熱心なモルモン教徒の妻のために、総本山のユタ州ソートレイクに住んだ
<ショウファー4>
私は、ショウファー。高級リムジンの雇われドライバーだ。
いま、私は飛行機の中にいる。
ロスアンジェルスから、ユタ州のソートレイクシティに向かっている。
予定通りいけば、1時間45分後に着く。
今回の依頼主は、映画俳優のロバート・レッドフォード。
プロフィールは[1936年8月18日、出演映画「ブチキャシディ&サンダンスキッド」「スティング」「大統領の陰謀」「リバー・ランズ・スルー・イット」、監督作品「普通の人々」、製作作品「モーターサイクル・ダイヤリー」など、”サンダンス映画祭”創設者]
ほめ言葉がいくつあっても足りない。
顧客の下調べをして、長い車中のお話ができるようにと、弊社では社員研修で叩き込まれている。意外とプロフィール研究は楽しいので、その成果をお話ししています。

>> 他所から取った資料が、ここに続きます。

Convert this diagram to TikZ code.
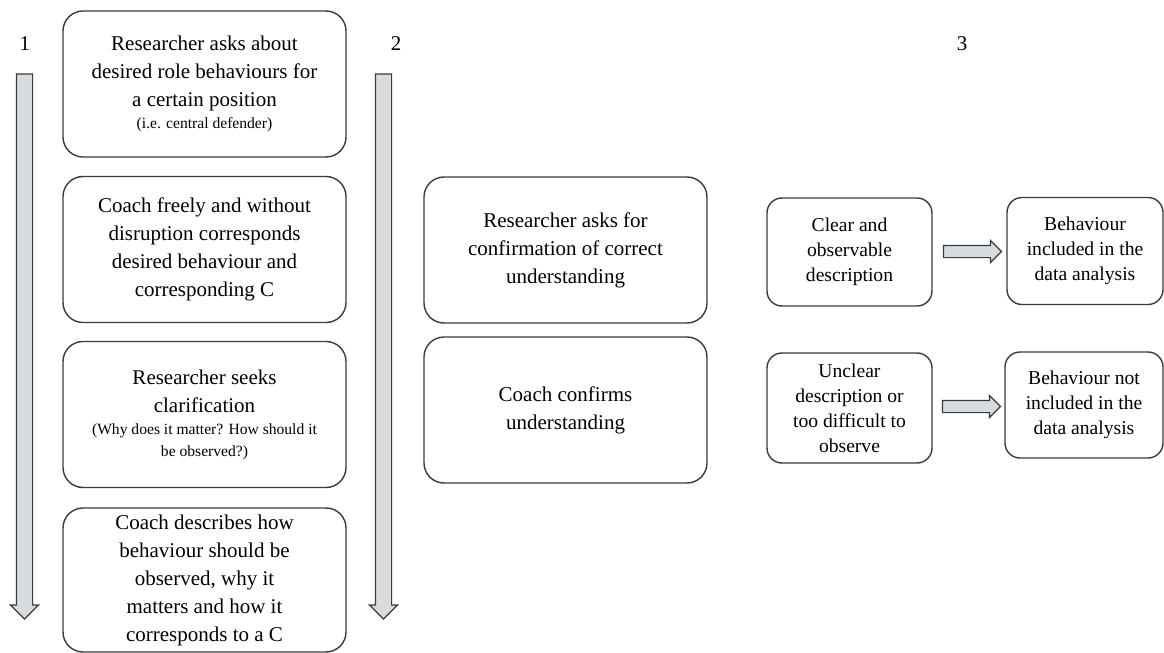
\documentclass[tikz,border=0pt]{standalone}
\usepackage{fontspec}
\setmainfont{Liberation Serif}
\usetikzlibrary{shapes.arrows}

\definecolor{edgegray}{HTML}{3A3A3A}
\definecolor{barfill}{HTML}{D8DCDF}

\newcommand{\notefont}{\fontsize{7.8}{11.5}\selectfont}

\begin{document}
\begin{tikzpicture}[%
        x = 0.5pt,
        y = -0.5pt,
        line width = 0.7pt,
        stage/.style = {draw = edgegray, rounded corners = 10pt, align = center,
            inner sep = 0pt, minimum width = 141.5pt, minimum height = 73pt,
            font = \fontsize{10.5}{14}\selectfont},
        outcome/.style = {stage, rounded corners = 7.5pt,
            font = \fontsize{9.8}{12.5}\selectfont},
        flowbar/.style = {single arrow, draw = edgegray, fill = barfill,
            line width = 0.6pt, inner xsep = 0pt, inner ysep = 3.75pt,
            single arrow head extend = 3pt},
        steparrow/.style = {flowbar, inner ysep = 2.75pt,
            single arrow head extend = 2.5pt, minimum height = 29pt},
        phase/.style = {font = \fontsize{10.5}{12}\selectfont}
    ]

        \useasboundingbox (0, 0) rectangle (1164, 653);

        % Phase numbers.
        \node[phase] (n1) at (25, 44) {1};
        \node[phase] (n2) at (396, 44) {2};
        \node[phase] (n3) at (962, 44) {3};

        % Long downward arrows along phases 1 and 2.
        \foreach \name/\xpos in {bar1/24.5, bar2/383.5}
            \node[flowbar, rotate = -90, minimum height = 272.5pt]
                (\name) at (\xpos, 342.5) {};

        % Phase 1.
        \node[stage] (ask) at (204.5, 84)
            {Researcher asks about\\ desired role behaviours for\\ a certain position\\[-3pt]
             {\notefont (i.e. central defender)}};
        \node[stage] (free) at (204.5, 249.5)
            {Coach freely and without\\ disruption corresponds\\ desired behaviour and\\
             corresponding C};
        \node[stage] (seek) at (204.5, 414.5)
            {Researcher seeks\\ clarification\\[-3pt]
             {\notefont (Why does it matter? How should it}\\[-3pt]
             {\notefont be observed?)}};
        \node[stage, minimum height = 72pt] (describe) at (204.5, 580)
            {Coach describes how\\ behaviour should be\\ observed, why it\\
             matters and how it\\ corresponds to a C};

        % Phase 2.
        \node[stage] (confirmask) at (565.5, 250)
            {Researcher asks for\\ confirmation of correct\\ understanding};
        \node[stage] (confirm) at (565.5, 410)
            {Coach confirms\\ understanding};

        % Phase 3.
        \node[outcome, minimum width = 82.5pt, minimum height = 54pt]
            (clear) at (849.5, 252) {Clear and\\ observable\\ description};
        \node[outcome, minimum width = 78pt, minimum height = 53.5pt]
            (incl) at (1085, 251) {Behaviour\\ included in the\\ data analysis};
        \node[outcome, minimum width = 82.5pt, minimum height = 55pt]
            (unclear) at (849.5, 408) {Unclear\\ description or\\ too difficult to\\ observe};
        \node[outcome, minimum width = 79pt, minimum height = 53pt]
            (excl) at (1084, 405) {Behaviour not\\ included in the\\ data analysis};

        \path (clear.east) -- (incl.west) node[steparrow, midway] (go1) {};
        \path (unclear.east) -- (excl.west) node[steparrow, midway] (go2) {};
    \end{tikzpicture}
\end{document}
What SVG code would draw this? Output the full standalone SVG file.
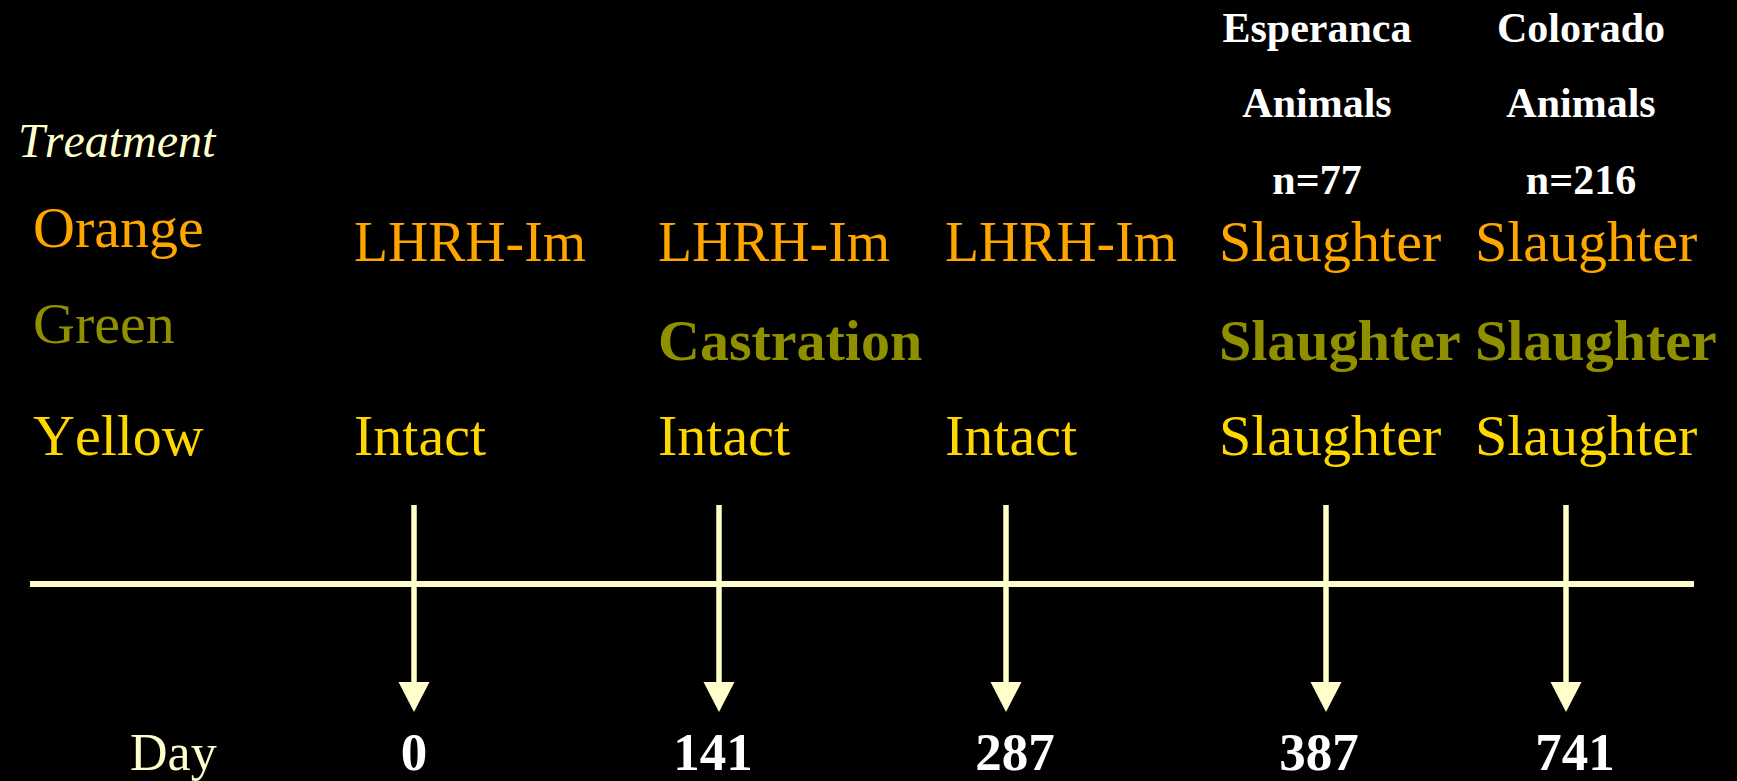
<svg xmlns="http://www.w3.org/2000/svg" width="1737" height="781" viewBox="0 0 1737 781">
<defs>
<style>
text{font-family:"Liberation Serif","Times New Roman",serif;font-kerning:none;}
.lbl{font-size:58px;}
.hdr{font-size:42px;font-weight:bold;fill:#FFFFFF;text-anchor:middle;}
.num{font-size:53px;font-weight:bold;fill:#FFFFFF;text-anchor:middle;}
.or{fill:#FFA500;}
.gr{fill:#8F8F00;font-weight:bold;}
.grl{fill:#8F8F00;}
.ye{fill:#FFD700;}
.cream{fill:#FFFFCC;}
.shaft{stroke:#FFFFCC;stroke-width:5.5;fill:none;}
.head{fill:#FFFFCC;}
</style>
</defs>
<rect x="0" y="0" width="1737" height="781" fill="#000000"/>
<g id="legend">
<text x="18" y="157" class="cream" font-size="48" font-style="italic">Treatment</text>
<text x="33" y="247" class="lbl or">Orange</text>
<text x="33" y="343" class="lbl grl">Green</text>
<text x="33" y="455" class="lbl ye">Yellow</text>
</g>
<g id="headers">
<text x="1317" y="42" class="hdr">Esperanca</text>
<text x="1317" y="117" class="hdr">Animals</text>
<text x="1317" y="194" class="hdr">n=77</text>
<text x="1581" y="42" class="hdr">Colorado</text>
<text x="1581" y="117" class="hdr">Animals</text>
<text x="1581" y="194" class="hdr">n=216</text>
</g>
<g id="col-day0">
<text x="354" y="261" class="lbl or" textLength="232" lengthAdjust="spacingAndGlyphs">LHRH-Im</text>
<text x="354" y="455" class="lbl ye">Intact</text>
</g>
<g id="col-day141">
<text x="658" y="261" class="lbl or" textLength="232" lengthAdjust="spacingAndGlyphs">LHRH-Im</text>
<text x="658" y="360" class="lbl gr">Castration</text>
<text x="658" y="455" class="lbl ye">Intact</text>
</g>
<g id="col-day287">
<text x="945" y="261" class="lbl or" textLength="232" lengthAdjust="spacingAndGlyphs">LHRH-Im</text>
<text x="945" y="455" class="lbl ye">Intact</text>
</g>
<g id="col-day387">
<text x="1219" y="261" class="lbl or">Slaughter</text>
<text x="1219" y="360" class="lbl gr">Slaughter</text>
<text x="1219" y="455" class="lbl ye">Slaughter</text>
</g>
<g id="col-day741">
<text x="1475" y="261" class="lbl or">Slaughter</text>
<text x="1475" y="360" class="lbl gr">Slaughter</text>
<text x="1475" y="455" class="lbl ye">Slaughter</text>
</g>
<g id="connectors">
<line x1="30" y1="584" x2="1694" y2="584" stroke="#FFFFCC" stroke-width="6"/>
<line x1="414" y1="505" x2="414" y2="684" class="shaft"/>
<polygon points="398.5,682 429.5,682 414,712" class="head"/>
<line x1="719" y1="505" x2="719" y2="684" class="shaft"/>
<polygon points="703.5,682 734.5,682 719,712" class="head"/>
<line x1="1006" y1="505" x2="1006" y2="684" class="shaft"/>
<polygon points="990.5,682 1021.5,682 1006,712" class="head"/>
<line x1="1326" y1="505" x2="1326" y2="684" class="shaft"/>
<polygon points="1310.5,682 1341.5,682 1326,712" class="head"/>
<line x1="1566" y1="505" x2="1566" y2="684" class="shaft"/>
<polygon points="1550.5,682 1581.5,682 1566,712" class="head"/>
</g>
<g id="days">
<text x="130" y="770" class="cream" font-size="52">Day</text>
<text x="414" y="770" class="num">0</text>
<text x="713" y="770" class="num">141</text>
<text x="1015" y="770" class="num">287</text>
<text x="1319" y="770" class="num">387</text>
<text x="1575" y="770" class="num">741</text>
</g>
</svg>
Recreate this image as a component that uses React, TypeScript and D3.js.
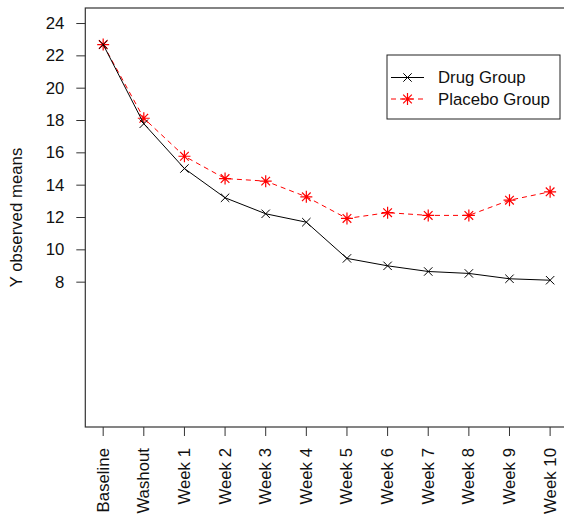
import { useEffect, useRef } from 'react';
import * as d3 from 'd3';

const timepoints = ['Baseline', 'Washout', 'Week 1', 'Week 2', 'Week 3', 'Week 4', 'Week 5', 'Week 6', 'Week 7', 'Week 8', 'Week 9', 'Week 10'];
const drugMeans = [22.7, 17.8, 15.03, 13.22, 12.23, 11.71, 9.47, 9.01, 8.66, 8.54, 8.21, 8.12];
const placeboMeans = [22.7, 18.14, 15.79, 14.41, 14.25, 13.28, 11.94, 12.3, 12.13, 12.13, 13.07, 13.59];
const yTicks = [8, 10, 12, 14, 16, 18, 20, 22, 24];
const legendLabels = ['Drug Group', 'Placebo Group'];

const FONT = '"Liberation Sans", Arial, sans-serif';
const FONT_SIZE = '16.8px';

export default function App() {
  const svgRef = useRef<SVGSVGElement>(null);

  useEffect(() => {
    const width = 564;
    const height = 516;
    const left = 85.3;
    const right = 568;
    const top = 8;
    const bottom = 427;

    d3.select(svgRef.current).selectAll('*').remove();
    const svg = d3.select(svgRef.current)
      .attr('width', width)
      .attr('height', height);

    // R style 4% axis expansion
    const xScale = d3.scaleLinear().domain([1 - 0.44, 12 + 0.44]).range([left, right]);
    const yScale = d3.scaleLinear().domain([-0.96, 24.96]).range([bottom, top]);

    // box
    svg.append('rect')
      .attr('x', left).attr('y', top)
      .attr('width', right - left).attr('height', bottom - top)
      .attr('fill', 'none').attr('stroke', '#333').attr('stroke-width', 1.2);

    // y axis
    const yAxis = svg.append('g');
    yAxis.selectAll('line').data(yTicks).join('line')
      .attr('x1', left - 9).attr('x2', left)
      .attr('y1', d => yScale(d)).attr('y2', d => yScale(d))
      .attr('stroke', '#333');
    yAxis.selectAll('text').data(yTicks).join('text')
      .attr('x', left - 21).attr('y', d => yScale(d))
      .attr('text-anchor', 'end').attr('dominant-baseline', 'central')
      .style('font-family', FONT).style('font-size', FONT_SIZE).attr('fill', '#111')
      .text(d => d);

    svg.append('text')
      .attr('transform', `translate(16,${(top + bottom) / 2}) rotate(-90)`)
      .attr('text-anchor', 'middle').attr('dominant-baseline', 'central')
      .style('font-family', FONT).style('font-size', FONT_SIZE).attr('fill', '#111')
      .text('Y observed means');

    // x axis
    const xAxis = svg.append('g');
    xAxis.selectAll('line').data(timepoints).join('line')
      .attr('x1', (_, i) => xScale(i + 1)).attr('x2', (_, i) => xScale(i + 1))
      .attr('y1', bottom).attr('y2', bottom + 9)
      .attr('stroke', '#333');
    xAxis.selectAll('text').data(timepoints).join('text')
      .attr('transform', (_, i) => `translate(${xScale(i + 1)},${bottom + 21}) rotate(-90)`)
      .attr('text-anchor', 'end').attr('dominant-baseline', 'central')
      .style('font-family', FONT).style('font-size', FONT_SIZE).attr('fill', '#111')
      .text(d => d);

    const line = d3.line<number>()
      .x((_, i) => xScale(i + 1))
      .y(d => yScale(d));

    const crossPath = (x: number, y: number, r: number) =>
      `M${x - r},${y - r}L${x + r},${y + r}M${x - r},${y + r}L${x + r},${y - r}`;
    const starPath = (x: number, y: number, r: number) =>
      crossPath(x, y, r * 0.72) + `M${x - r},${y}L${x + r},${y}M${x},${y - r}L${x},${y + r}`;

    // placebo
    svg.append('path').datum(placeboMeans)
      .attr('fill', 'none').attr('stroke', '#ff0000').attr('stroke-width', 1)
      .attr('stroke-dasharray', '5,4').attr('d', line);
    svg.append('path')
      .attr('d', placeboMeans.map((d, i) => starPath(xScale(i + 1), yScale(d), 6)).join(''))
      .attr('stroke', '#ff0000').attr('stroke-width', 1.2).attr('fill', 'none');

    // drug
    svg.append('path').datum(drugMeans)
      .attr('fill', 'none').attr('stroke', '#000').attr('stroke-width', 1).attr('d', line);
    svg.append('path')
      .attr('d', drugMeans.map((d, i) => crossPath(xScale(i + 1), yScale(d), 4.2)).join(''))
      .attr('stroke', '#000').attr('stroke-width', 1).attr('fill', 'none');

    // legend
    const lg = svg.append('g');
    lg.append('rect')
      .attr('x', 387).attr('y', 55).attr('width', 173).attr('height', 64)
      .attr('fill', 'white').attr('stroke', '#222').attr('stroke-width', 1);
    const rowsY = [77.5, 99];
    legendLabels.forEach((label, i) => {
      const y = rowsY[i];
      const color = i === 0 ? '#000' : '#ff0000';
      lg.append('line')
        .attr('x1', 391).attr('x2', 424).attr('y1', y).attr('y2', y)
        .attr('stroke', color).attr('stroke-width', 1)
        .attr('stroke-dasharray', i === 0 ? null : '5,4');
      lg.append('path')
        .attr('d', i === 0 ? crossPath(407.5, y, 4.2) : starPath(407.5, y, 6))
        .attr('stroke', color).attr('stroke-width', i === 0 ? 1 : 1.2).attr('fill', 'none');
      lg.append('text')
        .attr('x', 438).attr('y', y)
        .attr('dominant-baseline', 'central')
        .style('font-family', FONT).style('font-size', FONT_SIZE).attr('fill', '#111')
        .text(label);
    });
  }, []);

  return (
    <div style={{ position: 'absolute', left: 0, top: 0, background: 'white' }}>
      <svg ref={svgRef} style={{ display: 'block' }}></svg>
    </div>
  );
}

彼が創設した”サンダンス映画祭”は、30数年の歴史を数え、毎年1月中旬の10日間開催される。世界34ヵ国、5万人の参加者が、ソートレイクシティ郊外の、スキーリゾートに集まる。
でも、なぜ、ユタ州の小さな町で開かれるのか?
レッドフォードは、ふだんは仕事を奪い合っているのに、笑顔を浮かべ、陰で悪口を言ったり、嫉妬しているハリウッドの人々との付き合いを嫌っていた。
けいけんなモルモン教徒の妻が生まれ育った、空気の美しいユタ州ソートレイクの山あいに、40数年前、家を建てることにした。
ひと筆の光が、谷間に届き、春の野草がいっせいに咲き、香る。レッドフォード夫人が、ふたりのめぐり合いを幸せに感じるときでもあった。
まず、8,500平米を500ドルで購入。最終的には21,000平米の土地を取得した。
しかし、彼女の幸せは、冬の夕暮れのように、明るさがすっと消えた。
ハリウッドの事業家たちは、レッドフォードの実績と人柄に目をつけ、その土地の活用法を提案した。当時あまりかんばしくなかった"US Film Festival"の開催権を、彼にゆずった。
製作費に恵まれない独立系映画制作者にスポットを当てる映画祭にできるならと、レッドフォードは、映画祭を引き受けた。
広大な野や山は、映画祭の開催地として貸与し、彼の気に入っていた映画の役名”サンダンス”映画祭と名付けた。
これは、妻にとってまったくの想定外だった。静かなくつろぎの我が家が、にぎやかな祭典のオフィスに取り囲まれてしまった。でも、新しいプロジェクトに向かう彼の目の輝きを見て、そして、人々の役に立つならと、寡黙になった。
覚えておられるだろうか、レッドフォードの監督作品に「普通の人々」がある。アカデミー賞の作品賞と監督賞を得た。兄弟の一人の死によって、幸せな家庭の崩壊が始まる物語だ。
実は、この映画の悲劇は、レッドフォード家に起きていた。長男を生後2ヶ月半で、幼児死亡症候群で亡くしていた。「何か悪いことをしたのか」ずっと自問自答する毎日だった。
悪いことは重なる。妻とは、サンダンス映画祭が軌道に乗った1985年に離婚した。アルコール飲料も、コーヒーも、紅茶も飲まない敬虔なモルモン教徒の彼女には、喧騒は望むところではなかった。映画祭の成功を見とどけて、サンダンスを去った。
離婚の理由を問われても「いまでも、ふたりの仲は良好だ」と、レッドフォードは言う。
さらに、苦難は続く。肝臓癌の次男を58才で亡くした。レッドフォードは、自分の肝臓を切って、自分の生命の危険を告げられるまで、与え続けた。
彼の顔は皺だらけで、年齢より老けて見えるのは、息子のために肝臓を半分失っているためだ。
私は、メルセデスのスタート・ボタンを押した。「普通の人々」にこれから会う。